MONDAY, March 11, 2024 (HealthDay News) -- Three pesticides (lindane, simazine, and atrazine) are associated with Parkinson disease (PD) in the Rocky Mountains/Great Plains region of the United States, according to a study scheduled for presentation at the annual meeting of the American Academy of Neurology, to be held from April 13 to 18 in Denver.

Alexia Lapadat, Ph.D., from Amherst College in Massachusetts, and colleagues conducted a nationwide, population-based, geographical study of 21,549,400 Medicare beneficiaries and 465 pesticides to examine the role of pesticides on PD risk. The nationwide association for 65 pesticides was mapped using multiscale geographic weighted regression; pesticides were classified according to the strength and ratio of positive-to-negative regression coefficients.

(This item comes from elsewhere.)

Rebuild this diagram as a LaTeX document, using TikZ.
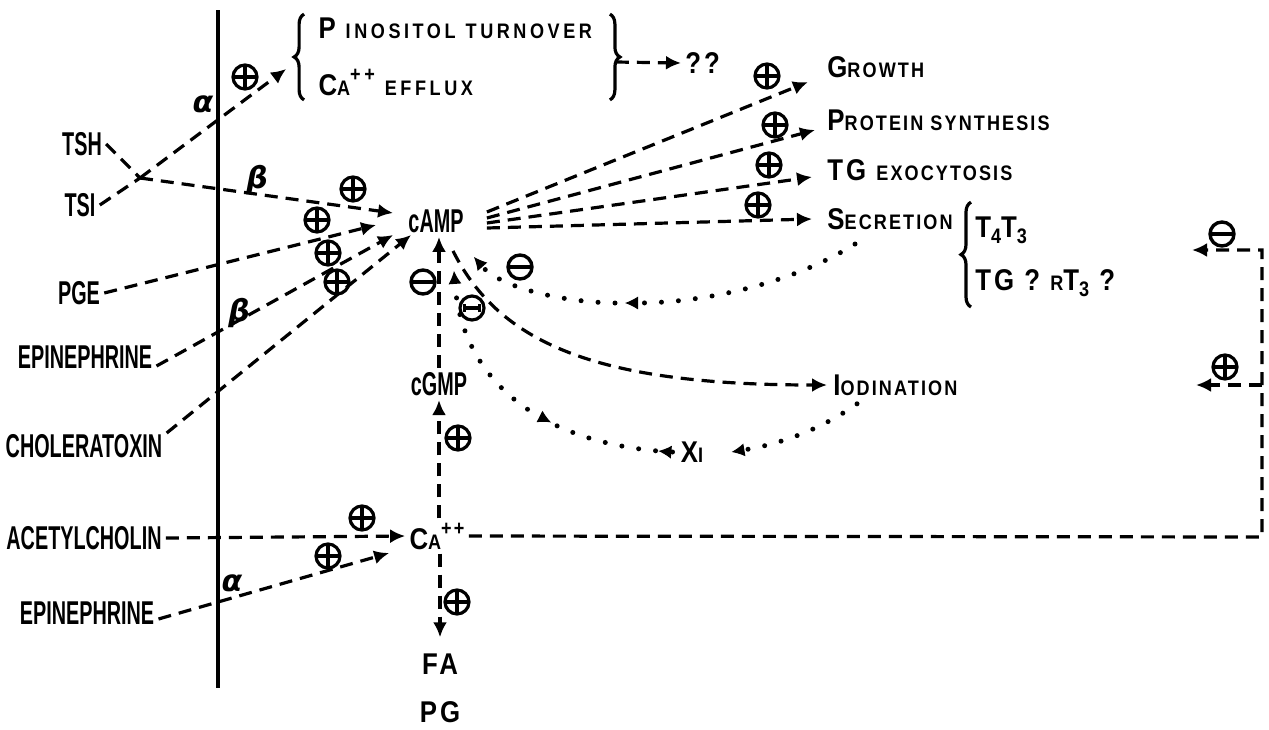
\documentclass[tikz,border=0pt]{standalone}
\usepackage{fontspec}
\setmainfont{Liberation Sans}
\newfontfamily\labf{Liberation Sans}[FakeStretch=0.6]
\newfontfamily\rtf{Liberation Sans}[FakeStretch=0.86,LetterSpace=10]
\newfontfamily\rtw{Liberation Sans}[FakeStretch=0.86,LetterSpace=17]
\newfontfamily\gkf{DejaVu Sans}
\usetikzlibrary{arrows.meta,decorations.pathreplacing,decorations.markings}
\newcommand{\Bg}{\fontsize{15}{18}\selectfont}
\newcommand{\Sm}{\fontsize{10.5}{18}\selectfont}
\newcommand{\Lb}{\fontsize{16.5}{18}\selectfont}
\newcommand{\Gk}{\fontsize{15}{15}\selectfont}
\begin{document}
\begin{tikzpicture}[x=0.5pt,y=-0.5pt,
  dsh/.style={line width=1.6pt, dash pattern=on 6.5pt off 4pt},
  dotl/.style={line width=2.5pt, line cap=round, dash pattern=on 0pt off 8.5pt},
  arr/.style={-{Latex[length=7.5pt,width=7pt]}},
  darr/.style={-{Latex[length=6.5pt,width=6.5pt,line width=0.5pt]}},
  lab/.style={font=\labf\bfseries\Lb, inner sep=2pt},
  rt/.style={font=\rtf\bfseries\Bg, inner sep=2pt},
  gk/.style={font=\gkf\bfseries\itshape\Gk, inner sep=0pt},
  pl/.style={circle, draw, line width=1.6pt, minimum size=12pt, inner sep=0pt,
    path picture={\draw[line width=1.7pt] (path picture bounding box.north) -- (path picture bounding box.south)
      (path picture bounding box.west) -- (path picture bounding box.east);}},
  mi/.style={circle, draw, line width=1.7pt, minimum size=12pt, inner sep=0pt,
    path picture={\draw[line width=2.4pt] (path picture bounding box.west) -- (path picture bounding box.east);}},
  mh/.style={circle, draw, line width=1.6pt, minimum size=12pt, inner sep=0pt,
    path picture={\draw[line width=1.7pt] ([xshift=2pt]path picture bounding box.west) -- ([xshift=-2pt]path picture bounding box.east);
      \draw[line width=1.3pt] ([xshift=2.2pt,yshift=-2.2pt]path picture bounding box.west) -- ([xshift=2.2pt,yshift=2.2pt]path picture bounding box.west)
      ([xshift=-2.2pt,yshift=-2.2pt]path picture bounding box.east) -- ([xshift=-2.2pt,yshift=2.2pt]path picture bounding box.east);}},
  brc/.style={decorate, decoration={brace, amplitude=5pt}, line width=1.6pt},
  mid/.style={decoration={markings,
      mark=at position 0.045 with {\arrow{Latex[length=6.5pt,width=6.5pt,line width=0.5pt]}},
      mark=at position 0.4 with {\arrowreversed{Latex[length=6.5pt,width=6.5pt,line width=0.5pt]}}},
    postaction={decorate}}
]
\useasboundingbox (0,0) rectangle (1269,729);

% membrane
\coordinate (mt) at (218,10);
\coordinate (mb) at (218,688);
\draw[line width=2.2pt] (mt) -- (mb);

% left labels
\node[lab] (tsh) at (82,144) {TSH};
\node[lab] (tsi) at (80,205) {TSI};
\node[lab] (pge) at (79,293) {PGE};
\node[lab] (epi1) at (85,357) {EPINEPHRINE};
\node[lab] (chol) at (84,446) {CHOLERATOXIN};
\node[lab] (ach) at (84,538) {ACETYLCHOLIN};
\node[lab] (epi2) at (87,613) {EPINEPHRINE};

% central
\node[lab] (camp) at (436,221) {cAMP};
\node[lab] (cgmp) at (439,384) {cGMP};
\node[rt] (ca) at (437,536) {C\Sm A\raisebox{7pt}{++}};
\node[rt] (fa) at (440,664) {FA};
\node[rt] (pg) at (440,712) {PG};

% inositol group
\node[rt, font=\rtw\bfseries\Bg, align=left, text width=138.5pt, inner xsep=7pt, inner ysep=0pt, minimum height=42.5pt] (ino) at (457,57)
  {P \Sm INOSITOL TURNOVER\\[10.5pt]\Bg C\Sm A\raisebox{7pt}{++} EFFLUX};
\draw[brc] (ino.south west) -- (ino.north west);
\draw[brc] (ino.north east) -- (ino.south east);
\node[rt, anchor=west] (qq) at (681,63) {??};

% right labels
\node[rt, anchor=west, inner sep=3pt] (gro) at (821,67) {G\Sm ROWTH};
\node[rt, anchor=west, inner sep=3pt] (pro) at (821,120) {P\Sm ROTEIN SYNTHESIS};
\node[rt, anchor=west, inner sep=3pt] (tgx) at (821,170) {TG \Sm EXOCYTOSIS};
\node[rt, anchor=west, inner sep=3pt] (sec) at (821,219) {S\Sm ECRETION};
\node[rt, anchor=west] (t43) at (971,230) {T\raisebox{-3pt}{\Sm 4}T\raisebox{-3pt}{\Sm 3}};
\node[rt, anchor=west] (tgq) at (971,283) {TG ? {\Sm R}T\raisebox{-3pt}{\Sm 3} ?};
\draw[brc] ([yshift=-3pt]tgq.south west) -- ([yshift=5pt]t43.north west);
\node[rt, anchor=west, inner sep=3pt] (iod) at (827,385) {I\Sm ODINATION};
\node[rt, inner xsep=4pt] (xi) at (692,452) {X\Sm I};

% greek labels
\node[gk] (a1) at (203,104) {α};
\node[gk] (b1) at (257,180) {β};
\node[gk] (b2) at (239,313) {β};
\node[gk] (a2) at (232,583) {α};

% signs
\node[pl] (pa) at (245,77) {};
\node[pl] (pb) at (353,189) {};
\node[pl] (pc) at (317,220) {};
\node[pl] (pd) at (328,253) {};
\node[pl] (pe) at (337,282) {};
\node[pl] (pgr) at (767,76) {};
\node[pl] (ppr) at (775,125) {};
\node[pl] (ptg) at (769,165) {};
\node[pl] (pse) at (758,205) {};
\node[mi] (m1) at (423,282) {};
\node[mi] (m2) at (520,267) {};
\node[mh] (m3) at (472,308) {};
\node[pl] (pcg) at (458,438) {};
\node[pl] (pac) at (362,518) {};
\node[pl] (pep) at (328,556) {};
\node[pl] (pfa) at (457,602) {};
\node[mi] (mfb) at (1222,234) {};
\node[pl] (pfb) at (1225,367) {};

% TSH / TSI
\coordinate (J) at (140,178);
\draw[dsh] (tsh.east) -- (J);
\draw[dsh] (tsi.east) -- (J);
\draw[dsh,arr] (J) -- ([xshift=-9pt,yshift=-6pt]ino.west);
\draw[dsh,arr] (J) -- ([xshift=-5.5pt,yshift=4pt]camp.west);
\draw[dsh,arr] ([xshift=3pt,yshift=-2.5pt]ino.east) -- (qq.west);

% inputs to cAMP
\draw[dsh,arr] (pge.east) -- ([xshift=-14pt,yshift=-2pt]camp.west);
\draw[dsh,arr] ([yshift=-4.5pt]epi1.east) -- ([xshift=-5.5pt,yshift=-7pt]camp.west);
\draw[dsh,arr] ([yshift=6.5pt]chol.east) -- ([xshift=3.5pt,yshift=-7pt]camp.west);

% cAMP outputs
\draw[dsh,arr] ([xshift=9.5pt,yshift=4.5pt]camp.east) -- ([xshift=-6.5pt,yshift=-7.5pt]gro.west);
\draw[dsh,arr] ([xshift=9.5pt,yshift=1.5pt]camp.east) -- ([xshift=-3pt,yshift=-5pt]pro.west);
\draw[dsh,arr] ([xshift=9.5pt,yshift=-1pt]camp.east) -- ([xshift=-4.5pt,yshift=-3.5pt]tgx.west);
\draw[dsh,arr] ([xshift=9.5pt,yshift=-3.5pt]camp.east) -- ([xshift=-4.5pt]sec.west);
\draw[dsh,arr] ([xshift=8.5pt,yshift=-7pt]camp.south) .. controls (500,345) and (600,385) .. (iod.west);

% cGMP, Ca
\draw[dsh,arr] (cgmp.north) -- (cgmp.north |- camp.south);
\draw[dsh,arr] (ca.north -| cgmp.south) -- (cgmp.south);
\draw[dsh,arr] (ach.east) -- (ca.west);
\draw[dsh,arr] ([yshift=-3pt]epi2.east) -- ([xshift=-8pt,yshift=-8.5pt]ca.west);
\draw[dsh,arr] (ca.south -| fa.north) -- ([yshift=6pt]fa.north);

% feedback from Ca
\coordinate (corner) at (1262,537);
\coordinate (fb1) at (1192,250);
\coordinate (fb2) at (1196,385);
\draw[dsh,arr] (ca.east) -- (corner) |- (fb1);
\draw[dsh,arr] (corner |- fb2) -- (fb2);

% dotted loops
\coordinate (sm) at (625,303);
\draw[dotl,darr] ([xshift=17pt,yshift=-4pt]sec.south west) .. controls (790,285) and (700,303) .. (sm);
\draw[dotl,darr] ([xshift=-5pt]sm) .. controls (560,302) and (500,287) .. ([xshift=3pt,yshift=-10pt]camp.south east);
\draw[dotl,darr] ([xshift=15pt,yshift=-1pt]iod.south west) .. controls (820,430) and (780,444) .. ([xshift=10pt]xi.east);
\draw[dotl,darr,mid] (xi.west) .. controls (540,445) and (462,380) .. ([xshift=9pt,yshift=-17pt]camp.south);
\end{tikzpicture}
\end{document}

The researchers identified 14 pesticides that were strongly associated with PD in the Rocky Mountain and Great Plains region. The strongest relationship with PD was seen for simazine, lindane, and atrazine. The relative risk for PD was 36 percent higher for counties with the highest versus the lowest decile of simazine application. The relative risks were 31 and 25 percent higher for counties in the top versus the lowest decile of application of atrazine and lindane, respectively. A modest dose-response relationship was seen between PD risk and all three pesticides.

"It's concerning that previous studies have identified other pesticides and herbicides as potential risk factors for Parkinson's, and there are hundreds of pesticides that have not yet been studied for any relationship to the disease," coauthor Brittany Krzyzanowski, Ph.D., from Barrow Neurological Institute in Phoenix, said in a statement.